## begin SUPPLIED DATA

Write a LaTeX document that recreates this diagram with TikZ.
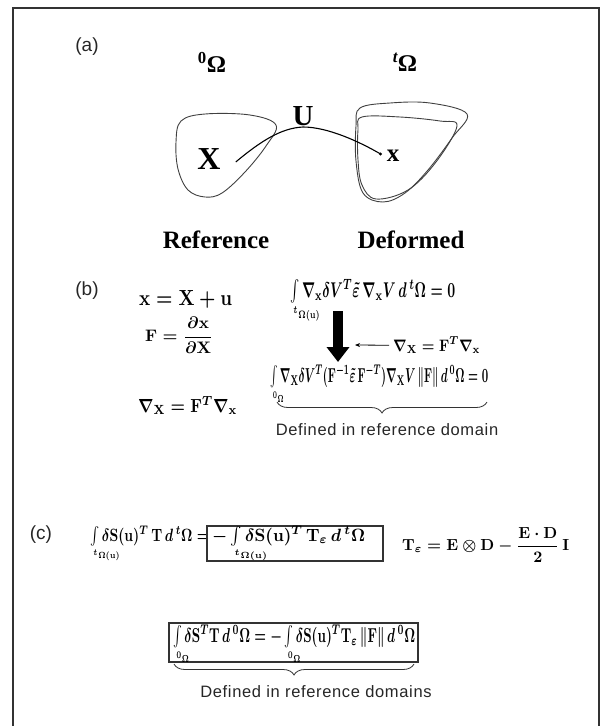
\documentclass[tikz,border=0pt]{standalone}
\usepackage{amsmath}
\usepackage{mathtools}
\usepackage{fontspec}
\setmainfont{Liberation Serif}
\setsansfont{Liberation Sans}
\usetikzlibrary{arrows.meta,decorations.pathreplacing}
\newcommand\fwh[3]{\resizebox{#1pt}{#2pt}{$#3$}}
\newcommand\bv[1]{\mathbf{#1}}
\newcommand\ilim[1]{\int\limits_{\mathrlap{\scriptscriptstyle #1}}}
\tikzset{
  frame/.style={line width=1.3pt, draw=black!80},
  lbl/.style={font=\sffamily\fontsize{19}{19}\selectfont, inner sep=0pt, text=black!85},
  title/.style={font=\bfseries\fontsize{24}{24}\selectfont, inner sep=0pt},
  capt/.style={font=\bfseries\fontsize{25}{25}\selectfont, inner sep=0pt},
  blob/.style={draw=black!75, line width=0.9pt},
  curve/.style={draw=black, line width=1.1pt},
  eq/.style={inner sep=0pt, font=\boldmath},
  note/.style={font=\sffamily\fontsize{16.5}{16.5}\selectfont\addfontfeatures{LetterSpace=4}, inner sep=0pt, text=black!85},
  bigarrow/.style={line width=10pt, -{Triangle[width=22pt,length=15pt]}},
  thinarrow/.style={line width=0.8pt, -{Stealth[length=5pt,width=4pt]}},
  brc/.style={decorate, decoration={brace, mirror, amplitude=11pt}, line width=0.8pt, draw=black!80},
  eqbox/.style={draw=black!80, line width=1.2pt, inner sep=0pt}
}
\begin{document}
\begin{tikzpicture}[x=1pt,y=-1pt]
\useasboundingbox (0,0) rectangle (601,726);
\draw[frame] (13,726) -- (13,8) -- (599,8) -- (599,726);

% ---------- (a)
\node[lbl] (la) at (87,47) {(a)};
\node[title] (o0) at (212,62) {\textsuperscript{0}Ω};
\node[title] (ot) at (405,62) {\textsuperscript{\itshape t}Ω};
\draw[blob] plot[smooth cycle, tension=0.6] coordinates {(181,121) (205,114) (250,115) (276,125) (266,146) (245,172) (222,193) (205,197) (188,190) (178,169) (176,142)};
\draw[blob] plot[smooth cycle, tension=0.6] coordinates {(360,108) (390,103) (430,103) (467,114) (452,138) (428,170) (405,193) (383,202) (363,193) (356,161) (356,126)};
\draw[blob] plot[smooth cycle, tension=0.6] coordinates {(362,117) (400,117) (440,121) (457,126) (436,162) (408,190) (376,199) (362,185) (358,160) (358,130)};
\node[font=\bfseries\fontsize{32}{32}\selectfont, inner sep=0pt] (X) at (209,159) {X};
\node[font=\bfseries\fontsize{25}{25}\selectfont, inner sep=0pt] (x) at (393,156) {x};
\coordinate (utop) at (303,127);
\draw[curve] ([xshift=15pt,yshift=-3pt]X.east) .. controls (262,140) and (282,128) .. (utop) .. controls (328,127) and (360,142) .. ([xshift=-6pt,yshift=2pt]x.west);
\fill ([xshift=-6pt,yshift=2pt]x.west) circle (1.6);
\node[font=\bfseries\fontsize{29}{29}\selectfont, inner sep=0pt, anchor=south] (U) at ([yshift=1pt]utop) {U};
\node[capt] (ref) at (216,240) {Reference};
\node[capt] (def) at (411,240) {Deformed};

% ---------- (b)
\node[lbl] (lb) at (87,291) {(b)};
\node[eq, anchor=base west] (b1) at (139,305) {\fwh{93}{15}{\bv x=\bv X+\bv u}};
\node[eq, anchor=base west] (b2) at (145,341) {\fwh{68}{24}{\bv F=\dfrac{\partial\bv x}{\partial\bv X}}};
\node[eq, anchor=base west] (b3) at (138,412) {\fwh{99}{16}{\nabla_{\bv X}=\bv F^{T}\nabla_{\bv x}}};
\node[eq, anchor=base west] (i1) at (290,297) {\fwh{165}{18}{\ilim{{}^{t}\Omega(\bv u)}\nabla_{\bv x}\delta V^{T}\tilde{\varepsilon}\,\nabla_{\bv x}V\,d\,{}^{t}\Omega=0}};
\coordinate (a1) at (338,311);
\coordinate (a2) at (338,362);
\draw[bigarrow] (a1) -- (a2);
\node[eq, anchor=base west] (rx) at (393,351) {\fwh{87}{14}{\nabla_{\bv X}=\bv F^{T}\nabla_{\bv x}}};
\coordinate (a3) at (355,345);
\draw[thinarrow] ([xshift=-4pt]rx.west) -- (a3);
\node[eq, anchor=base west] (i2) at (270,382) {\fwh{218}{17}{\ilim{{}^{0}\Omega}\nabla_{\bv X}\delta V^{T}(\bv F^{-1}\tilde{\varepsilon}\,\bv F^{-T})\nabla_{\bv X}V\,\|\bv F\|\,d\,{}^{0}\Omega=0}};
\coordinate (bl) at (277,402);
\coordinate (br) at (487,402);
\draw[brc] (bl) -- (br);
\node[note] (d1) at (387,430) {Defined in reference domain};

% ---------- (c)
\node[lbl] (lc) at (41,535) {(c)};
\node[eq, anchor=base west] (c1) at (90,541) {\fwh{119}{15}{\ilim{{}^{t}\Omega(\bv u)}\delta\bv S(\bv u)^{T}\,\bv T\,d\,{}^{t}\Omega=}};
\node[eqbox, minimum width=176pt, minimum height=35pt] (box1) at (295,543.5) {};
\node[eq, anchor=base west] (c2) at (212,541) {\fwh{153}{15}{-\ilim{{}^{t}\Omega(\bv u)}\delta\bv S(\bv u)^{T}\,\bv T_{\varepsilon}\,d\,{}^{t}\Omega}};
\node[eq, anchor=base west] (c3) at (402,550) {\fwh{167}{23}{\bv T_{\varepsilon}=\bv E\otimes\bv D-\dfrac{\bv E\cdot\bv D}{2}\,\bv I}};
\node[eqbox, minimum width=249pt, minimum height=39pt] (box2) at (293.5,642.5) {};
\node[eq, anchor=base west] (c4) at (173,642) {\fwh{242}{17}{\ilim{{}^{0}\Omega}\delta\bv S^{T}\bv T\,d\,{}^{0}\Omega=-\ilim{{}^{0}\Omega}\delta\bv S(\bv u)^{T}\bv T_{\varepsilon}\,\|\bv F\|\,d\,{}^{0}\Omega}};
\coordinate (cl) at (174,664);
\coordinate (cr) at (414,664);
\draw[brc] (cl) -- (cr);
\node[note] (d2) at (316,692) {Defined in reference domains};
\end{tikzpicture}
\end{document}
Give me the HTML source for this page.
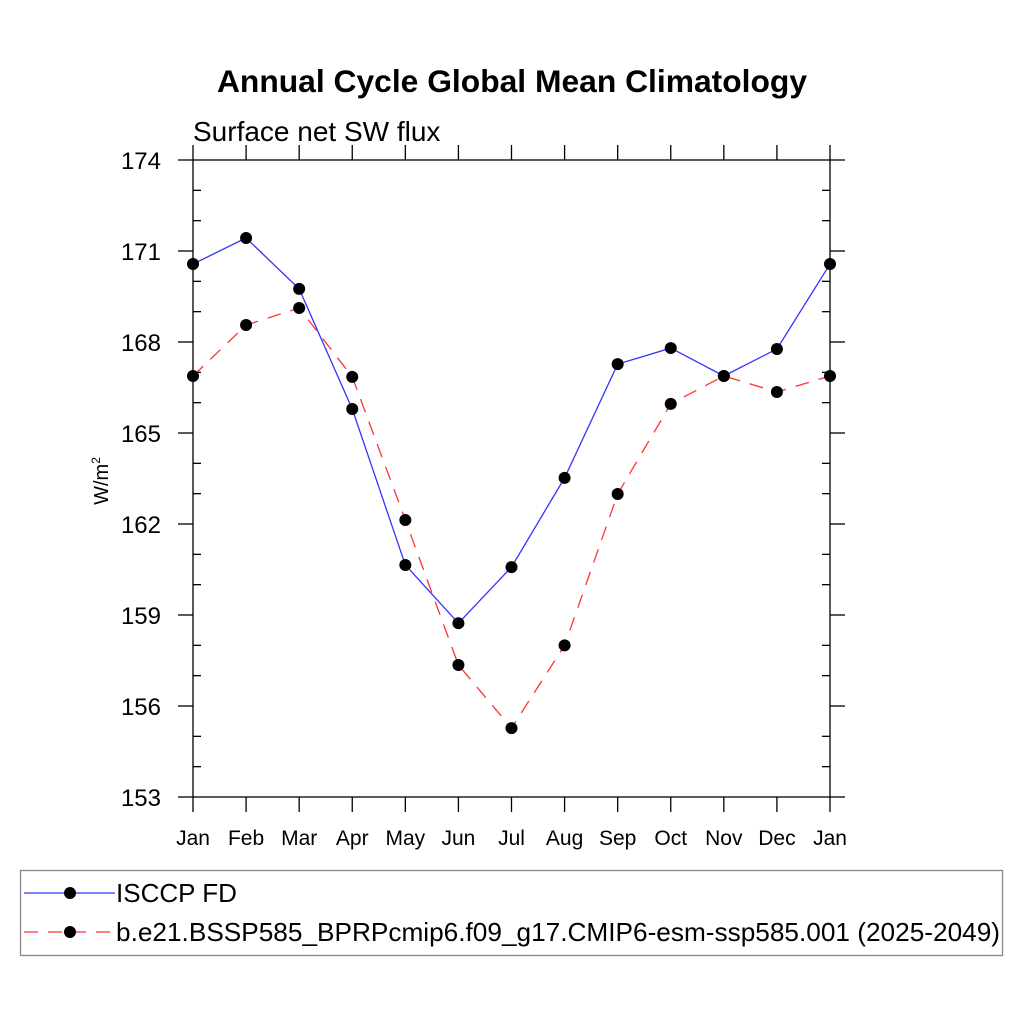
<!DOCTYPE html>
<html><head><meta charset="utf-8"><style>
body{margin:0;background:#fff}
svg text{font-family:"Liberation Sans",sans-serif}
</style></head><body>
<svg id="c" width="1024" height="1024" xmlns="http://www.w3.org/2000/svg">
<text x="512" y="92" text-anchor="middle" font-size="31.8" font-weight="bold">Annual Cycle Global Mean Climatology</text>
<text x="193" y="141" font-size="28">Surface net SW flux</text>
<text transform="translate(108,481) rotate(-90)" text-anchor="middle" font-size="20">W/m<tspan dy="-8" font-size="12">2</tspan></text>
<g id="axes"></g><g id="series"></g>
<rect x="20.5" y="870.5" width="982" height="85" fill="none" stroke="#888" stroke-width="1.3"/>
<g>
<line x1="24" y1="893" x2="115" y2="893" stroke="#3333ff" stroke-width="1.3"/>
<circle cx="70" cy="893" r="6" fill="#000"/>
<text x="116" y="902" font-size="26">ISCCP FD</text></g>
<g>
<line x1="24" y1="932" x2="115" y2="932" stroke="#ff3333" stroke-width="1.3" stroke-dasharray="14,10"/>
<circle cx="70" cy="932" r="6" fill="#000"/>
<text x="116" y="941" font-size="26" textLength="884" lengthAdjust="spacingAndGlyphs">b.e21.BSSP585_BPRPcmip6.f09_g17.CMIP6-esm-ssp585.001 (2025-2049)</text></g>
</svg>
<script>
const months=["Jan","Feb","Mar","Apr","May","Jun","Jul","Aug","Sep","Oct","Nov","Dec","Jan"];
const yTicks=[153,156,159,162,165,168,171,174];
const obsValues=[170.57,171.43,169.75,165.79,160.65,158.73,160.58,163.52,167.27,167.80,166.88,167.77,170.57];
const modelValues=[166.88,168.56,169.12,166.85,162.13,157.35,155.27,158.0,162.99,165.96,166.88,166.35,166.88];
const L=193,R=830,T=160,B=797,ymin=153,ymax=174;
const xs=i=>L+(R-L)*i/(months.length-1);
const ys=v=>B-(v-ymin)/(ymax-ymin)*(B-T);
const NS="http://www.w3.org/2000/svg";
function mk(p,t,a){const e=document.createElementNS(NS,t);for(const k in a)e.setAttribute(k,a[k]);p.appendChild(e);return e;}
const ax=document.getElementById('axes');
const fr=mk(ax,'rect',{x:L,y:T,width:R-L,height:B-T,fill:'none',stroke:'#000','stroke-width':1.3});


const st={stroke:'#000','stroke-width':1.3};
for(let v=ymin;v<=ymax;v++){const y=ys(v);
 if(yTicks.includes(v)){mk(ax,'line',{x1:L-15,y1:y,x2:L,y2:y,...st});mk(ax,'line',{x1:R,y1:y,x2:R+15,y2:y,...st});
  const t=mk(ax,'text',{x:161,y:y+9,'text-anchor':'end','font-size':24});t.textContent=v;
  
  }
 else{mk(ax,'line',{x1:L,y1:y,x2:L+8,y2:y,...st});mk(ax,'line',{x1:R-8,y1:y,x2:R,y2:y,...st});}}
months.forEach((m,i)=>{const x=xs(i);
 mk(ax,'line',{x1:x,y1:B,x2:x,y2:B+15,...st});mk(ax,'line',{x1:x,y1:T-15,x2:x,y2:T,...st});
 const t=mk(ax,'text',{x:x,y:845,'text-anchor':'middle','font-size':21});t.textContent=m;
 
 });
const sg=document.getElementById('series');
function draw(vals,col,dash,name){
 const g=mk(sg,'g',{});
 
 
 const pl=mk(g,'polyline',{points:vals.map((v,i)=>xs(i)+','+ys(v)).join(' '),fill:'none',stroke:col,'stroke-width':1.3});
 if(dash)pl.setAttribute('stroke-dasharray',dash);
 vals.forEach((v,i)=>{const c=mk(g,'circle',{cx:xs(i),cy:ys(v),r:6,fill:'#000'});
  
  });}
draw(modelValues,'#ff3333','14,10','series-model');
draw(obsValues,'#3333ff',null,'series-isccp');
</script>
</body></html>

## end SUPPLIED DATA

→ **TASK TO CARRY OUT**:
Copy every line of the records above that contains "this".

→ **FINAL RESULT**:
Write a LaTeX document that recreates this diagram with TikZ.
Give me the HTML source for this page.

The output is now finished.